南島原市北端の旧町。旧南高来郡所属。人口8228(2005)。雲仙岳の野岳(1142m)から東へ広がる緩斜面を占め,北部には島原市境を流れる水無川があり,南部には深江川が流れる。中世に在地領主深江氏が有馬氏から深江浦地頭職を譲られて支配,また引付衆として活躍した安富氏も安富荘を領した。島原の乱によって荒廃したが,その後他藩からの移住者により復興した。水利がよくないためタバコ,野菜などの畑作が行われ,とくにタバコは県下一の生産額をあげる。海岸沿いに島原鉄道(2008年廃止),国道251号線が通じ,57号線が雲仙岳へ達している。野岳中腹に縄文時代晩期の山ノ寺遺跡,山頂付近にイヌツゲ群落(天)がある。野岳を含む雲仙岳の主峰普賢岳が198年ぶりに1990年11月火山活動を再開,翌91年5月以降火砕流や土石流が水無川ぞいに流下し,大野木場地区を中心に家屋・農地に甚大な被害をもたらした。95年以降活動は沈静化している。

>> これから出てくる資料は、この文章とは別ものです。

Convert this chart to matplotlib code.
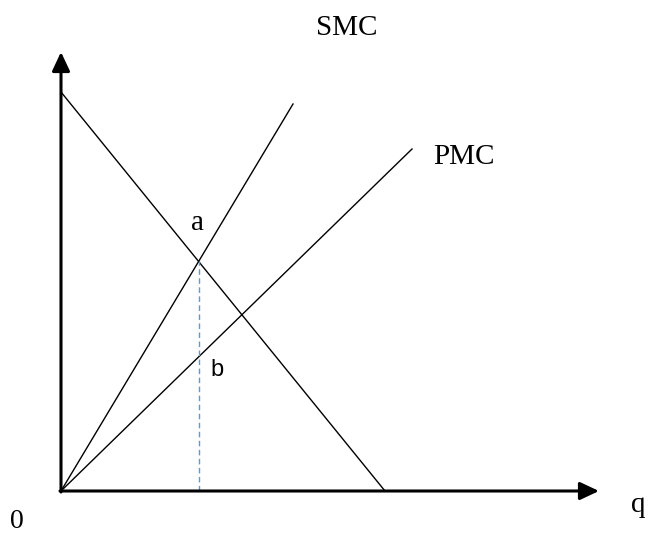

南島原市北東部の旧町。旧南高来郡所属。人口4715(2005)。北西端に雲仙岳の一峰,野岳がそびえ,南東方へ細い扇形の緩斜面が広がる。町の中心は島原湾に面した大崎で,島原鉄道(2008年廃止),国道251号線が通る。島原の乱にほとんどの村民が参加したため無人の村となったが,その後各藩からの移住者により復興された。タバコ,ミカン,野菜の栽培が行われるが,雲仙普賢岳噴火により大被害を受けた。また漁業も古くから盛んで,一部は東シナ海沿岸まで出漁する。塩入崎古墳,天ヶ瀬古墳など,北部の新川流域を中心に古墳が散在する。北西部は雲仙天草国立公園に含まれ,野岳中腹を雲仙岳へ通じる国道57号線が横断。

南島原市南部の旧町。旧南高来郡所属。人口5901(2005)。島原湾に面する。西部には丘陵が連なり,南東にしだいに低くなる。北境沿いを有馬川が東流し,沖積低地が開け,河口に干拓地がある。キリシタン大名有馬晴信の居城原城があったところで,島原の乱により焦土と化し,住民は全滅した。その後,近畿,四国,九州の各藩から入植者があり,新集落が形成された。主産業は農漁業で,ミカン,ジャガイモ,トマト,イチゴなどが栽培される。漁業は養殖漁業への転換が図られており,ワカメの生産高は県下一である。また船員の町としても有名である。原城跡(史)のほか,キリシタン史跡が多い。城跡の一角には原城温泉がある。海岸線に沿って島原鉄道(2008年廃止)と国道251号線が走る。